● **Data section**
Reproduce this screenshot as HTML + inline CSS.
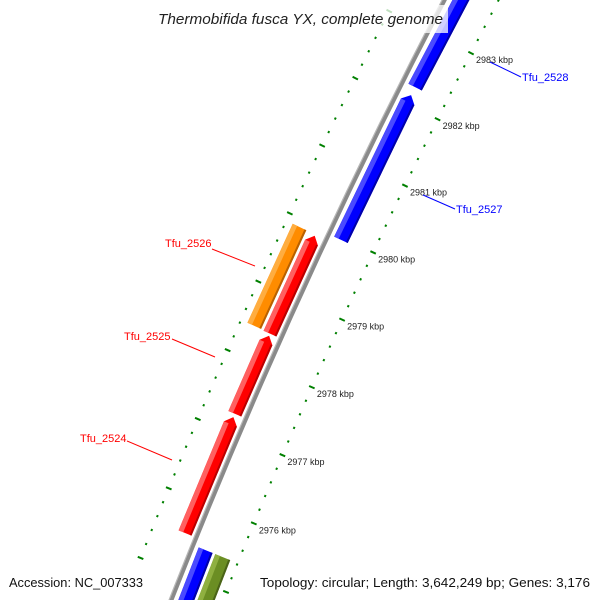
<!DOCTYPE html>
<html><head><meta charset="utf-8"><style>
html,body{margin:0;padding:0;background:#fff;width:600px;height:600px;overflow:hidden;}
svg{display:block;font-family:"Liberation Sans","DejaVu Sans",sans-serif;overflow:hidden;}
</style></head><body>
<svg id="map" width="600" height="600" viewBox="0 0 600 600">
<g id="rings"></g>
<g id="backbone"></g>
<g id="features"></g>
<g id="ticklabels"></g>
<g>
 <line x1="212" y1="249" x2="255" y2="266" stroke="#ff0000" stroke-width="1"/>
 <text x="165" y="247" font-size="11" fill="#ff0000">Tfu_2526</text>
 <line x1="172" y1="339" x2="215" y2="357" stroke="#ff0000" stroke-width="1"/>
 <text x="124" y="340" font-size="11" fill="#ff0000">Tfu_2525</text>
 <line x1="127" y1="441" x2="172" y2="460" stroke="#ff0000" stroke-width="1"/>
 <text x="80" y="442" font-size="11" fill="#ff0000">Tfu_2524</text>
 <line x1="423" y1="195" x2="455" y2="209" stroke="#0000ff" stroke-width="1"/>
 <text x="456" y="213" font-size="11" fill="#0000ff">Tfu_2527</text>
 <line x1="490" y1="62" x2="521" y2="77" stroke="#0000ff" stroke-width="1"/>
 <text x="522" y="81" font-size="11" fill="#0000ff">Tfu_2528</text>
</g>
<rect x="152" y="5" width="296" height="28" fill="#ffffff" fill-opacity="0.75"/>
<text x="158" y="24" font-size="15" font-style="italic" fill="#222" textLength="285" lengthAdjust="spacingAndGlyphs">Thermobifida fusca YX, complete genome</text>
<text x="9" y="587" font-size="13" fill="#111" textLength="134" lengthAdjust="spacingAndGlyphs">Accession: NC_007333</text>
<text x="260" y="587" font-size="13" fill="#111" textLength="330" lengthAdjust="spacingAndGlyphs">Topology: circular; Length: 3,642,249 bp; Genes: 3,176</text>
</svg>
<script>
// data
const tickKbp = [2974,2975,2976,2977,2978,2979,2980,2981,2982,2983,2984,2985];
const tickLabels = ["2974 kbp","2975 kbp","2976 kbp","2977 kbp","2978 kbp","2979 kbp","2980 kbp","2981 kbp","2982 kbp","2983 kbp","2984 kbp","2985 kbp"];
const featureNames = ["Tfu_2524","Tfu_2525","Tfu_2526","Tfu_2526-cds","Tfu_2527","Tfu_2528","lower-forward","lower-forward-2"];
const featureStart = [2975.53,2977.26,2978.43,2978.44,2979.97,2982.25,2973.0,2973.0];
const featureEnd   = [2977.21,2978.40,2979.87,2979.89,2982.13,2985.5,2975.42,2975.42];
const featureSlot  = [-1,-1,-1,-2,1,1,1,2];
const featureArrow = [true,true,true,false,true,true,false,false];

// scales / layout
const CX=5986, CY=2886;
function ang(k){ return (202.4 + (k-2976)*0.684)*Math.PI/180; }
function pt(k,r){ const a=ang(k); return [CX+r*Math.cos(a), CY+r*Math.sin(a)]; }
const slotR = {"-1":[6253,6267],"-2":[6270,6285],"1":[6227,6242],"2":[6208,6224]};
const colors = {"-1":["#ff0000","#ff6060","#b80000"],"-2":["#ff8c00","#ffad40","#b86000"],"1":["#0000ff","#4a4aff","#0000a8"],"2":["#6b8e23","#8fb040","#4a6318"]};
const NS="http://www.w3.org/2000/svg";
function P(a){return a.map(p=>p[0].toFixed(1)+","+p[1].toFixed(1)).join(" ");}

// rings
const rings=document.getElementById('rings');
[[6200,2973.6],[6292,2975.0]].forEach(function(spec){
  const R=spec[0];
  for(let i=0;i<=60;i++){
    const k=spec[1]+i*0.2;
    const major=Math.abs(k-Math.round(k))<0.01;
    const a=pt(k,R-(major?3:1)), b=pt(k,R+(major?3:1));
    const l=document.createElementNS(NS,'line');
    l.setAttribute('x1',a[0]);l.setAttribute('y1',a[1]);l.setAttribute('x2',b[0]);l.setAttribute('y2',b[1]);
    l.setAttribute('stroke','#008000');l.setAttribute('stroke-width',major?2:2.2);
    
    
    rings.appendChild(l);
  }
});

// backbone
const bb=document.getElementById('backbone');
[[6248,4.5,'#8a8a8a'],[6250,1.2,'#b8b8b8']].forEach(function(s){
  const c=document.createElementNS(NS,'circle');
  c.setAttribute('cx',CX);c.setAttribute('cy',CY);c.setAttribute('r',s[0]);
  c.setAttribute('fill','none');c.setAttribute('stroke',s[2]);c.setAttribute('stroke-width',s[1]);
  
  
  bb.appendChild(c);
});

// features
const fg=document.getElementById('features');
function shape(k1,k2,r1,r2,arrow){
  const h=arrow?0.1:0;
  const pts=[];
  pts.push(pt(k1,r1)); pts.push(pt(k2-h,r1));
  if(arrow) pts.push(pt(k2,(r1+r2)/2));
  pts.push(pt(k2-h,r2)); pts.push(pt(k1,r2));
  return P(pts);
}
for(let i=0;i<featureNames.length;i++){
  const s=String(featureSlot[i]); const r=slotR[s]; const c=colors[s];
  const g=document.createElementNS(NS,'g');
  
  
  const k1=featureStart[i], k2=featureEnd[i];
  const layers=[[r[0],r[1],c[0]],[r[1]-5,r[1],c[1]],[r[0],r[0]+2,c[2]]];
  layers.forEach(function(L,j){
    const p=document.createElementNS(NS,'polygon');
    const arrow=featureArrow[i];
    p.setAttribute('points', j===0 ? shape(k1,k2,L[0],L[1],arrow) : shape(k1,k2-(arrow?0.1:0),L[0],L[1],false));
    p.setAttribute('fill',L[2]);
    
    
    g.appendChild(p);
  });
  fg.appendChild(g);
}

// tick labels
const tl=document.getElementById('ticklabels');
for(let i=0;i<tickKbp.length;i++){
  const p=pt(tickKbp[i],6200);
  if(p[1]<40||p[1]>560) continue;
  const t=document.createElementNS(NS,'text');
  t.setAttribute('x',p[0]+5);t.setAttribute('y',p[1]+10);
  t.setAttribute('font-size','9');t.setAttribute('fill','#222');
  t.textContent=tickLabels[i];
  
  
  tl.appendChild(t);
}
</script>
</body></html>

● **Task prompt**
Repeat the data exactly, dropping every picture it holds.

● **Finished exercise**
Reproduce this screenshot as HTML + inline CSS.
<!DOCTYPE html>
<html><head><meta charset="utf-8"><style>
html,body{margin:0;padding:0;background:#fff;width:600px;height:600px;overflow:hidden;}
svg{display:block;font-family:"Liberation Sans","DejaVu Sans",sans-serif;overflow:hidden;}
</style></head><body>
<svg id="map" width="600" height="600" viewBox="0 0 600 600">
<g id="rings"></g>
<g id="backbone"></g>
<g id="features"></g>
<g id="ticklabels"></g>
<g>
 <line x1="212" y1="249" x2="255" y2="266" stroke="#ff0000" stroke-width="1"/>
 <text x="165" y="247" font-size="11" fill="#ff0000">Tfu_2526</text>
 <line x1="172" y1="339" x2="215" y2="357" stroke="#ff0000" stroke-width="1"/>
 <text x="124" y="340" font-size="11" fill="#ff0000">Tfu_2525</text>
 <line x1="127" y1="441" x2="172" y2="460" stroke="#ff0000" stroke-width="1"/>
 <text x="80" y="442" font-size="11" fill="#ff0000">Tfu_2524</text>
 <line x1="423" y1="195" x2="455" y2="209" stroke="#0000ff" stroke-width="1"/>
 <text x="456" y="213" font-size="11" fill="#0000ff">Tfu_2527</text>
 <line x1="490" y1="62" x2="521" y2="77" stroke="#0000ff" stroke-width="1"/>
 <text x="522" y="81" font-size="11" fill="#0000ff">Tfu_2528</text>
</g>
<rect x="152" y="5" width="296" height="28" fill="#ffffff" fill-opacity="0.75"/>
<text x="158" y="24" font-size="15" font-style="italic" fill="#222" textLength="285" lengthAdjust="spacingAndGlyphs">Thermobifida fusca YX, complete genome</text>
<text x="9" y="587" font-size="13" fill="#111" textLength="134" lengthAdjust="spacingAndGlyphs">Accession: NC_007333</text>
<text x="260" y="587" font-size="13" fill="#111" textLength="330" lengthAdjust="spacingAndGlyphs">Topology: circular; Length: 3,642,249 bp; Genes: 3,176</text>
</svg>
<script>
// data
const tickKbp = [2974,2975,2976,2977,2978,2979,2980,2981,2982,2983,2984,2985];
const tickLabels = ["2974 kbp","2975 kbp","2976 kbp","2977 kbp","2978 kbp","2979 kbp","2980 kbp","2981 kbp","2982 kbp","2983 kbp","2984 kbp","2985 kbp"];
const featureNames = ["Tfu_2524","Tfu_2525","Tfu_2526","Tfu_2526-cds","Tfu_2527","Tfu_2528","lower-forward","lower-forward-2"];
const featureStart = [2975.53,2977.26,2978.43,2978.44,2979.97,2982.25,2973.0,2973.0];
const featureEnd   = [2977.21,2978.40,2979.87,2979.89,2982.13,2985.5,2975.42,2975.42];
const featureSlot  = [-1,-1,-1,-2,1,1,1,2];
const featureArrow = [true,true,true,false,true,true,false,false];

// scales / layout
const CX=5986, CY=2886;
function ang(k){ return (202.4 + (k-2976)*0.684)*Math.PI/180; }
function pt(k,r){ const a=ang(k); return [CX+r*Math.cos(a), CY+r*Math.sin(a)]; }
const slotR = {"-1":[6253,6267],"-2":[6270,6285],"1":[6227,6242],"2":[6208,6224]};
const colors = {"-1":["#ff0000","#ff6060","#b80000"],"-2":["#ff8c00","#ffad40","#b86000"],"1":["#0000ff","#4a4aff","#0000a8"],"2":["#6b8e23","#8fb040","#4a6318"]};
const NS="http://www.w3.org/2000/svg";
function P(a){return a.map(p=>p[0].toFixed(1)+","+p[1].toFixed(1)).join(" ");}

// rings
const rings=document.getElementById('rings');
[[6200,2973.6],[6292,2975.0]].forEach(function(spec){
  const R=spec[0];
  for(let i=0;i<=60;i++){
    const k=spec[1]+i*0.2;
    const major=Math.abs(k-Math.round(k))<0.01;
    const a=pt(k,R-(major?3:1)), b=pt(k,R+(major?3:1));
    const l=document.createElementNS(NS,'line');
    l.setAttribute('x1',a[0]);l.setAttribute('y1',a[1]);l.setAttribute('x2',b[0]);l.setAttribute('y2',b[1]);
    l.setAttribute('stroke','#008000');l.setAttribute('stroke-width',major?2:2.2);
    
    
    rings.appendChild(l);
  }
});

// backbone
const bb=document.getElementById('backbone');
[[6248,4.5,'#8a8a8a'],[6250,1.2,'#b8b8b8']].forEach(function(s){
  const c=document.createElementNS(NS,'circle');
  c.setAttribute('cx',CX);c.setAttribute('cy',CY);c.setAttribute('r',s[0]);
  c.setAttribute('fill','none');c.setAttribute('stroke',s[2]);c.setAttribute('stroke-width',s[1]);
  
  
  bb.appendChild(c);
});

// features
const fg=document.getElementById('features');
function shape(k1,k2,r1,r2,arrow){
  const h=arrow?0.1:0;
  const pts=[];
  pts.push(pt(k1,r1)); pts.push(pt(k2-h,r1));
  if(arrow) pts.push(pt(k2,(r1+r2)/2));
  pts.push(pt(k2-h,r2)); pts.push(pt(k1,r2));
  return P(pts);
}
for(let i=0;i<featureNames.length;i++){
  const s=String(featureSlot[i]); const r=slotR[s]; const c=colors[s];
  const g=document.createElementNS(NS,'g');
  
  
  const k1=featureStart[i], k2=featureEnd[i];
  const layers=[[r[0],r[1],c[0]],[r[1]-5,r[1],c[1]],[r[0],r[0]+2,c[2]]];
  layers.forEach(function(L,j){
    const p=document.createElementNS(NS,'polygon');
    const arrow=featureArrow[i];
    p.setAttribute('points', j===0 ? shape(k1,k2,L[0],L[1],arrow) : shape(k1,k2-(arrow?0.1:0),L[0],L[1],false));
    p.setAttribute('fill',L[2]);
    
    
    g.appendChild(p);
  });
  fg.appendChild(g);
}

// tick labels
const tl=document.getElementById('ticklabels');
for(let i=0;i<tickKbp.length;i++){
  const p=pt(tickKbp[i],6200);
  if(p[1]<40||p[1]>560) continue;
  const t=document.createElementNS(NS,'text');
  t.setAttribute('x',p[0]+5);t.setAttribute('y',p[1]+10);
  t.setAttribute('font-size','9');t.setAttribute('fill','#222');
  t.textContent=tickLabels[i];
  
  
  tl.appendChild(t);
}
</script>
</body></html>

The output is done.